The 1997 Indigenous Peoples Rights Act, IPRA, or Republic Act 8379, recognises the inherent right of the indigenous peoples to own and possess ancestral homes, the right to self-governance and self-determination, and the preservation of their culture, traditions and institutions.

These rights are also embodied in United Nations declaration on the rights of indigenous peoples, UNDRIP, which specifies that indigenous peoples can “freely determine their political status and freely pursue their economic, social and cultural development”.

However, in asserting their right to self-determination, the Lumad face the challenge of persuading all tribes to take one course of action.

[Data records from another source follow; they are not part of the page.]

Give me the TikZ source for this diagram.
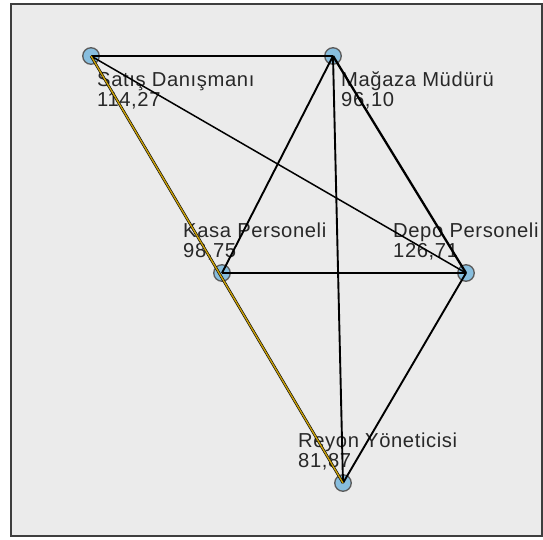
\documentclass[tikz,border=0pt]{standalone}
\usepackage{fontspec}
\setmainfont{Liberation Sans}
\newfontfamily\lblfont[LetterSpace=3]{Liberation Sans}
\usepackage{xcolor}
\usetikzlibrary{positioning,backgrounds}
\definecolor{gvpanel}{RGB}{235,235,235}
\definecolor{gvframe}{RGB}{62,62,62}
\definecolor{gvnode}{RGB}{136,190,222}
\definecolor{gvgold}{RGB}{201,160,10}
\definecolor{gvtext}{RGB}{40,40,40}

\begin{document}
\begin{tikzpicture}[
  x=1pt, y=-1pt,
  font=\lblfont\fontsize{20.2}{19.5}\selectfont,
  vertex/.style={circle, draw=gvframe!85, fill=gvnode, line width=1.3pt,
                 minimum size=16.5pt, inner sep=0pt},
  lbl/.style={anchor=base west, align=left, inner sep=0pt, text=gvtext},
  edge/.style={line width=1.9pt, black},
  thinedge/.style={line width=1.5pt, black}
]
\useasboundingbox (0,0) rectangle (543,539);
\fill[white] (0,0) rectangle (543,539);
\draw[fill=gvpanel, draw=gvframe, line width=2pt] (11,4) rectangle (542,536);

% the five roles
\node[vertex] (satis)  at (91,56)  {};
\node[vertex] (magaza) at (333,56) {};
\node[vertex] (kasa)   at (222,273) {};
\node[vertex] (depo)   at (466,273) {};
\node[vertex] (reyon)  at (343,483) {};

% labels (anchored at the last line)
\node[lbl] (satislbl)  at (97,106)  {Satış Danışmanı\\114,27};
\node[lbl] (magazalbl) at (341,106) {Mağaza Müdürü\\96,10};
\node[lbl] (kasalbl)   at (183,257) {Kasa Personeli\\98,75};
\node[lbl] (depolbl)   at (393,257) {Depo Personeli\\126,71};
\node[lbl] (reyonlbl)  at (298,467) {Reyon Yöneticisi\\81,87};

% links
\draw[edge] (satis.center) -- (magaza.center);
\draw[thinedge] (satis.center) -- (depo.center);
\draw[edge] (magaza.center) -- (kasa.center);
\draw[edge, line width=2.3pt] (magaza.center) -- (depo.center);
\draw[edge] (magaza.center) -- (reyon.center);
\draw[edge, line width=2.3pt] (kasa.center) -- (depo.center);
\draw[edge] (depo.center) -- (reyon.center);
\draw[black, line width=2.6pt] (satis.center) -- (reyon.center);
\draw[gvgold, line width=1.4pt] (satis.center) -- (reyon.center);

\end{tikzpicture}
\end{document}
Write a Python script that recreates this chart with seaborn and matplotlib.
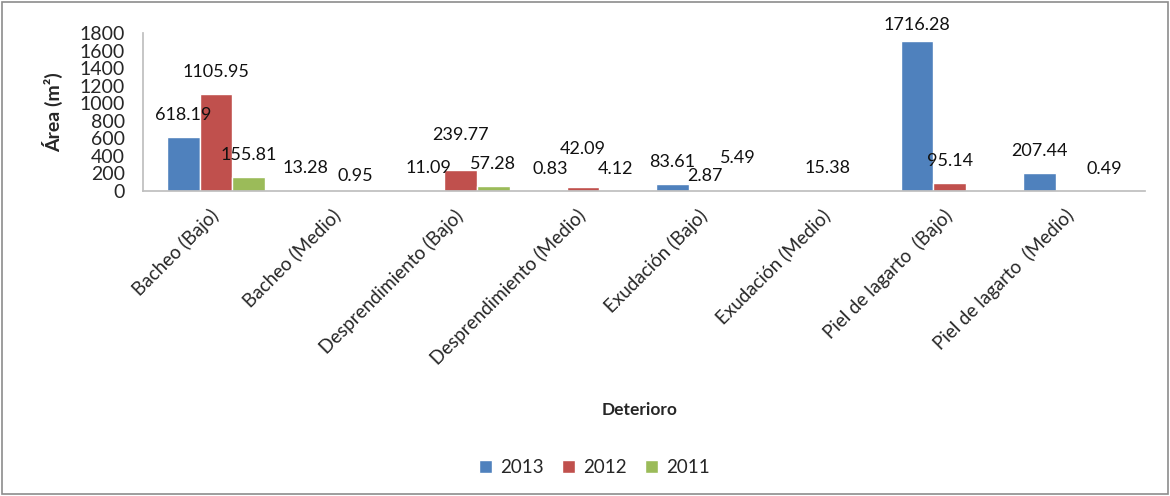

Janette Serrano, commissioner of the National Commission on Indigenous Peoples, NCIP, for Central Mindanao, said groups representing the indigenous people have different political persuasions.

“One group cannot claim it represents the sentiments of the Lumad because there are others who have different beliefs, different points of view,” she said.

Serrano said that the challenge to tribal leaders now with regards to the MOA-AD is to overcome political differences and unite on one definite stand.

Not all Lumad opposed the BJE. Those within the Autonomous Region in Muslim Mindanao, ARMM – which contains all of the country’s mainly Muslim provinces – fully supported the scrapped agreement.

In the two-page statement they issued on the MOA-AD on August 17, members of the Teduray, Lambangian and Dulangan Manobo in Upi, Shariff Kabunsuan – which all lie in the ARMM – said the MOA-AD should be seen as “an opportunity to safeguard interests of the majority”.

Calling themselves Lumad-ARMM, the tribal leaders also said that achieving self-determination did not imply separating from the Moro people.

“Our free choice would help us preserve our self-determination, governance and ancestral [homes] within the BJE,” said the statement.

Another Lumad group – the Kusog sa Katawhang Lumad sa Mindanao (Kalumaran) – also said they supported the Bangsamoro’s call for self-determination.

However, they accused the government of taking advantage of confusion over the MOA-AD to renew offensives against the MILF in the wake of its collapse. The clashes, which are now in their seventh week, have already displaced more than 500,000 people in Central and Northern Mindanao regions.

Victoria Tauli-Corpus, chair of the UN Permanent Forum on Indigenous Issues, UNDRIP, called on the tribes who attended the Mindanao-Palawan indigenous peoples’ gathering to organise themselves.

“Do not let your political affiliations get into the process of shaping your own broad network,” said Corpus.

Yet, despite their criticism of parts of the MOA-AD, the Mindanao-Palawan tribal leaders said they were saddened that it had been abandoned. They called on both the MILF and the government to return to the negotiating table.

The leaders noted that the MOA-AD was a tangible expression of the right to self-determination and would have been a first step for the Moro and the indigenous peoples in Mindanao towards peace.

“We are not thankful that this [scrapping of the agreement] happened. It would have led to peace in Mindanao. What we wanted was to be included in the review and consultation, not to scrap it,” said Limikid.

Norma Capuyan, a Higaonon babaylan (woman leader or priestess), was especially critical of the Manila authorities.

“This only shows the insincerity of the Arroyo administration,” she said. “They have been talking for years now, and then they drop everything just like that.”

Nanding said it was regretful that the tribal leaders had not been party to the details of the MOA-AD earlier.

“It would have been a very good springboard towards achieving peace,” he said.

Ma Cecilia L Rodriguez is a journalist based in Northern Mindanao.